Pick a winner.
That was the reaction of Opposition Leader Dr Keith Rowley yesterday to being challenged for the leadership of the People’s National Movement (PNM).
Rowley, who said he was not daunted, adding there was already the view his challenger was not the best person for the job, but the people should pick a winner who will ensure victory at the 2015 general election.
Former PNM senator Pennelope Beckles-Robinson confirmed to party members at a PNM constituency meeting in Arima on Tuesday that she intends to enter the PNM leadership election race. Elections are being held on May 18.
Beckles is yet to make a public statement on her decision and is expected to do so after officially informing Rowley.
Without calling any names, Rowley, in a telephone interview with the Express, said it was already the view that his challenger could not do a better job than him.
“It’s not about me; if the party think I’ve done a good job, then it is the choice of persons to vote me back into office, but if they find somebody better, the system now allows them to choose that person. But fortunately, the person who has come forward so far is not really somebody who is viewed to do a better job, but others may come forward,” he said.
“Remember, this is not about me, this is about now and the future,” he added.

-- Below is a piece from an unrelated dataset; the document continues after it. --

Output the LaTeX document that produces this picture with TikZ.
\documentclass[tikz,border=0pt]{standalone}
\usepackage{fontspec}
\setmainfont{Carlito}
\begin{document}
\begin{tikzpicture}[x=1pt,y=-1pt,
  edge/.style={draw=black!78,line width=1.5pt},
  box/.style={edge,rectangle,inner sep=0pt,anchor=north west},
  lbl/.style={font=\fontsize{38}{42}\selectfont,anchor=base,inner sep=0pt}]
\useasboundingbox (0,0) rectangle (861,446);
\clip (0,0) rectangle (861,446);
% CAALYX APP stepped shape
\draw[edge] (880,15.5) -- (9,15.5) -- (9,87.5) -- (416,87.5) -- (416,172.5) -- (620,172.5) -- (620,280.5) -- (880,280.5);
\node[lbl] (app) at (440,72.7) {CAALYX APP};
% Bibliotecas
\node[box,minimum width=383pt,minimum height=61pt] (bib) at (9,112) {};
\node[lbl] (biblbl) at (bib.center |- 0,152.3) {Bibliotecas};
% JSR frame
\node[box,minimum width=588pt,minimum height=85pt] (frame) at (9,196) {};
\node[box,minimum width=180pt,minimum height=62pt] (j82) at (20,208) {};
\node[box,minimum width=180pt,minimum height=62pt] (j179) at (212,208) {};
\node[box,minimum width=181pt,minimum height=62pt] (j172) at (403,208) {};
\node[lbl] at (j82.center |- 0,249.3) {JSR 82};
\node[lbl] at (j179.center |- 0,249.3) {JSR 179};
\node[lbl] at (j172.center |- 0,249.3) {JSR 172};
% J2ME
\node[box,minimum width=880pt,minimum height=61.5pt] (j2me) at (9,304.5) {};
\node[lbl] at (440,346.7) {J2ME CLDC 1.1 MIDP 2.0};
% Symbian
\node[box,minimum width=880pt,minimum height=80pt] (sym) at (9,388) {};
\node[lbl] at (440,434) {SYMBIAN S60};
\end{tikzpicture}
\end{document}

The PNM, he said, is embarking on a cultural change where, for the first time, every member through the length and breath of Trinidad and Tobago will have an opportunity to choose who they want as their leader, through the one-man, one-vote system.
In the past, the PNM elected its leader through a delegate system.
Rowley said through his campaign meetings, members are being educated about exercising their democratic duty to vote.
“We are telling people to choose the best person for the job; it’s a cultural change the party is facing; we are insisting that you need to get serious, take responsibility, elect or select the best persons to do the best job; you want to win election, elect somebody who will give you the best chances to win,” he said.
Asked whether he will take a back seat and accept if he is defeated at the election, he responded, “I have always accepted the results of elections in the party so I see no reason I wouldn’t accept it now. As I said, this isn’t about me, this is about the party broadening its democracy to better be able to serve the country.
“I have said that I have opened myself up to have my record examined, and others who are challenging will also theirs, and people will see who is the best person for the job,” he said.
Rowley said he was not fearful there will be issues with respect to the one-man, one-vote system as he noted that was the very method the country uses nationally in its elections.
He said the PNM’s membership list was being sorted out to ensure it is bona fide and the names of persons who are deceased are no longer on it.
Rowley said PNM members are excited about the elections and people participation was what was important.
“There were persons who thought the PNM would never make the change and nobody could get the PNM to move from where it was,” said Rowley, adding if it is one thing he worked to ensure as leader was changing the voting system in the party.
“People are anxious to get involved. This is an exciting time; now, you can vote for who you want, you can choose your candidate,” said Rowley.